--- DO THIS ---
Leave the pictures out and retype the lines from the beginning through the line with "Line, XAxis, YAxis", both ends included.

--- GIVEN DATA ---

------------------------

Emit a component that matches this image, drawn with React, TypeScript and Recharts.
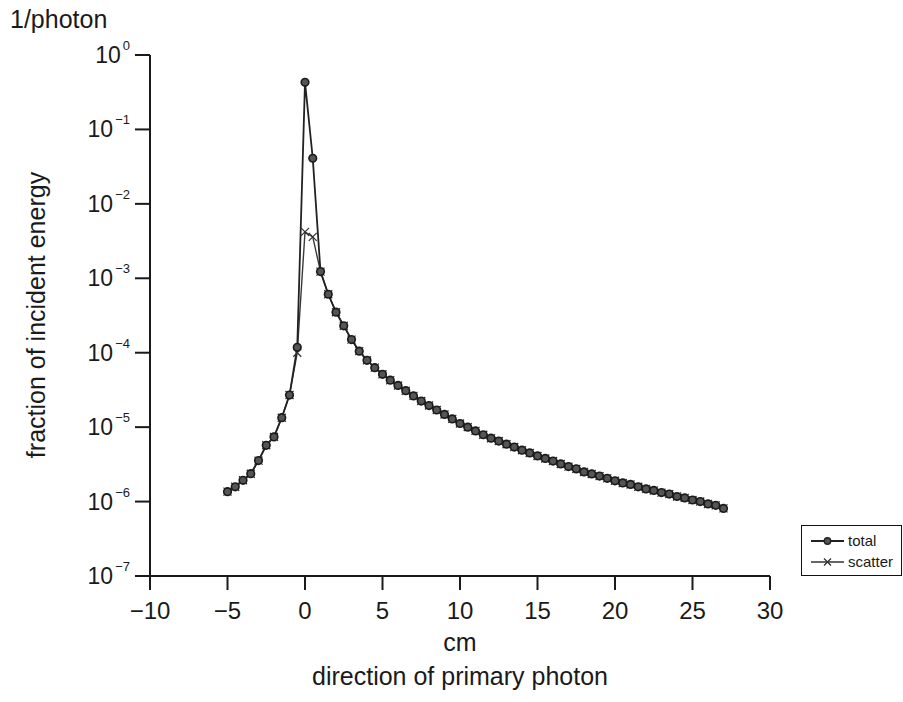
import { LineChart, Line, XAxis, YAxis } from 'recharts';

// distance along the primary photon direction (cm)
const cm = [
  -5, -4.5, -4, -3.5, -3, -2.5, -2, -1.5, -1, -0.5,
  0, 0.5, 1, 1.5, 2, 2.5, 3, 3.5, 4, 4.5,
  5, 5.5, 6, 6.5, 7, 7.5, 8, 8.5, 9, 9.5,
  10, 10.5, 11, 11.5, 12, 12.5, 13, 13.5, 14, 14.5,
  15, 15.5, 16, 16.5, 17, 17.5, 18, 18.5, 19, 19.5,
  20, 20.5, 21, 21.5, 22, 22.5, 23, 23.5, 24, 24.5,
  25, 25.5, 26, 26.5, 27,
];

const total = [
  1.36e-6, 1.58e-6, 1.93e-6, 2.37e-6, 3.55e-6, 5.7e-6, 7.4e-6, 1.34e-5, 2.7e-5, 1.18e-4,
  0.43, 0.041, 1.23e-3, 6.1e-4, 3.5e-4, 2.3e-4, 1.5e-4, 1.05e-4, 7.9e-5, 6.3e-5,
  5.13e-5, 4.27e-5, 3.63e-5, 3.09e-5, 2.63e-5, 2.24e-5, 1.95e-5, 1.7e-5, 1.48e-5, 1.29e-5,
  1.12e-5, 1.0e-5, 8.9e-6, 7.9e-6, 7.1e-6, 6.5e-6, 5.9e-6, 5.4e-6, 4.9e-6, 4.5e-6,
  4.1e-6, 3.8e-6, 3.5e-6, 3.2e-6, 2.95e-6, 2.75e-6, 2.5e-6, 2.35e-6, 2.2e-6, 2.05e-6,
  1.9e-6, 1.78e-6, 1.7e-6, 1.58e-6, 1.48e-6, 1.41e-6, 1.32e-6, 1.26e-6, 1.17e-6, 1.12e-6,
  1.05e-6, 1.0e-6, 9.3e-7, 8.9e-7, 8.1e-7,
];

const scatter = [
  1.36e-6, 1.58e-6, 1.93e-6, 2.37e-6, 3.55e-6, 5.7e-6, 7.4e-6, 1.34e-5, 2.7e-5, 1.0e-4,
  4.2e-3, 3.6e-3, 1.23e-3, 6.1e-4, 3.5e-4, 2.3e-4, 1.5e-4, 1.05e-4, 7.9e-5, 6.3e-5,
  5.13e-5, 4.27e-5, 3.63e-5, 3.09e-5, 2.63e-5, 2.24e-5, 1.95e-5, 1.7e-5, 1.48e-5, 1.29e-5,
  1.12e-5, 1.0e-5, 8.9e-6, 7.9e-6, 7.1e-6, 6.5e-6, 5.9e-6, 5.4e-6, 4.9e-6, 4.5e-6,
  4.1e-6, 3.8e-6, 3.5e-6, 3.2e-6, 2.95e-6, 2.75e-6, 2.5e-6, 2.35e-6, 2.2e-6, 2.05e-6,
  1.9e-6, 1.78e-6, 1.7e-6, 1.58e-6, 1.48e-6, 1.41e-6, 1.32e-6, 1.26e-6, 1.17e-6, 1.12e-6,
  1.05e-6, 1.0e-6, 9.3e-7, 8.9e-7, 8.1e-7,
];

const xTicks = [-10, -5, 0, 5, 10, 15, 20, 25, 30];
const yTicks = [1, 1e-1, 1e-2, 1e-3, 1e-4, 1e-5, 1e-6, 1e-7];

const data = cm.map((x, i) => ({ x, total: total[i], scatter: scatter[i] }));

const FONT = '"Liberation Sans", Arial, sans-serif';
const INK = '#1a1a1a';

function PowerTick(props: any) {
  const { x, y, payload } = props;
  const exp = Math.round(Math.log10(payload.value));
  const sup = exp === 0 ? '0' : `\u2212${Math.abs(exp)}`;
  return (
    <text x={x} y={y} textAnchor="end" fill={INK} fontFamily={FONT}>
      <tspan fontSize={23} dy={8}>10</tspan>
      <tspan fontSize={13} dx={2} dy={-13}>{sup}</tspan>
    </text>
  );
}

function CircleDot(props: any) {
  const { cx, cy, index } = props;
  if (cx == null || cy == null) return <g key={index} />;
  return <circle key={index} cx={cx} cy={cy} r={3.8} fill="#555" stroke="#1a1a1a" strokeWidth={1.6} />;
}

function CrossDot(props: any) {
  const { cx, cy, index } = props;
  if (cx == null || cy == null) return <g key={index} />;
  const s = 4;
  return (
    <path
      key={index}
      d={`M${cx - s},${cy - s}L${cx + s},${cy + s}M${cx - s},${cy + s}L${cx + s},${cy - s}`}
      stroke="#333"
      strokeWidth={1.3}
      fill="none"
    />
  );
}

function LegendBox() {
  return (
    <div
      style={{
        position: 'absolute',
        left: 801,
        top: 525,
        width: 99,
        height: 49,
        border: '1.5px solid #111',
        fontFamily: FONT,
        fontSize: 15,
        color: INK,
      }}
    >
      <div style={{ position: 'absolute', left: 9, top: 6, display: 'flex', alignItems: 'center' }}>
        <svg width={33} height={12}>
          <line x1={0} y1={6} x2={33} y2={6} stroke="#222" strokeWidth={1.8} />
          <circle cx={16.5} cy={6} r={3.2} fill="#555" stroke="#222" strokeWidth={1.4} />
        </svg>
        <span style={{ marginLeft: 4 }}>total</span>
      </div>
      <div style={{ position: 'absolute', left: 9, top: 27, display: 'flex', alignItems: 'center' }}>
        <svg width={33} height={12}>
          <line x1={0} y1={6} x2={33} y2={6} stroke="#333" strokeWidth={1.4} />
          <path d="M13,2.5L20,9.5M13,9.5L20,2.5" stroke="#333" strokeWidth={1.3} />
        </svg>
        <span style={{ marginLeft: 4 }}>scatter</span>
      </div>
    </div>
  );
}

export default function App() {
  return (
    <div
      style={{
        position: 'absolute',
        left: 0,
        top: 0,
        width: 903,
        height: 702,
        background: '#fff',
        fontFamily: FONT,
        color: INK,
      }}
    >
      <LineChart
        width={903}
        height={702}
        data={data}
        margin={{ top: 55, right: 133, bottom: 86, left: 0 }}
      >
        <XAxis
          dataKey="x"
          type="number"
          domain={[-10, 30]}
          ticks={xTicks}
          allowDataOverflow
          height={40}
          tickSize={14}
          tickMargin={12}
          axisLine={{ stroke: INK, strokeWidth: 2 }}
          tickLine={{ stroke: INK, strokeWidth: 2 }}
          tick={{ fill: INK, fontSize: 24, fontFamily: FONT }}
          tickFormatter={(v: number) => String(v).replace('-', '\u2212')}
        />
        <YAxis
          type="number"
          scale="log"
          domain={[1e-7, 1]}
          ticks={yTicks}
          allowDataOverflow
          width={150}
          tickSize={15}
          tickMargin={5}
          axisLine={{ stroke: INK, strokeWidth: 2 }}
          tickLine={{ stroke: INK, strokeWidth: 2 }}
          tick={<PowerTick />}
        />
        <Line
          dataKey="scatter"
          type="linear"
          stroke="#3a3a3a"
          strokeWidth={1.4}
          dot={<CrossDot />}
          activeDot={false}
          isAnimationActive={false}
        />
        <Line
          dataKey="total"
          type="linear"
          stroke="#222"
          strokeWidth={1.8}
          dot={<CircleDot />}
          activeDot={false}
          isAnimationActive={false}
        />
      </LineChart>

      <div style={{ position: 'absolute', left: 10, top: 5, fontSize: 25 }}>1/photon</div>
      <div
        style={{
          position: 'absolute',
          left: 36,
          top: 315,
          fontSize: 25,
          whiteSpace: 'nowrap',
          transform: 'translate(-50%, -50%) rotate(-90deg)',
        }}
      >
        fraction of incident energy
      </div>
      <div
        style={{
          position: 'absolute',
          left: 460,
          top: 642,
          fontSize: 25,
          transform: 'translate(-50%, -50%)',
        }}
      >
        cm
      </div>
      <div
        style={{
          position: 'absolute',
          left: 460,
          top: 676,
          fontSize: 25,
          whiteSpace: 'nowrap',
          transform: 'translate(-50%, -50%)',
        }}
      >
        direction of primary photon
      </div>
      <LegendBox />
    </div>
  );
}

------------------------

--- REPLY ---
Emit a component that matches this image, drawn with React, TypeScript and Recharts.
import { LineChart, Line, XAxis, YAxis } from 'recharts';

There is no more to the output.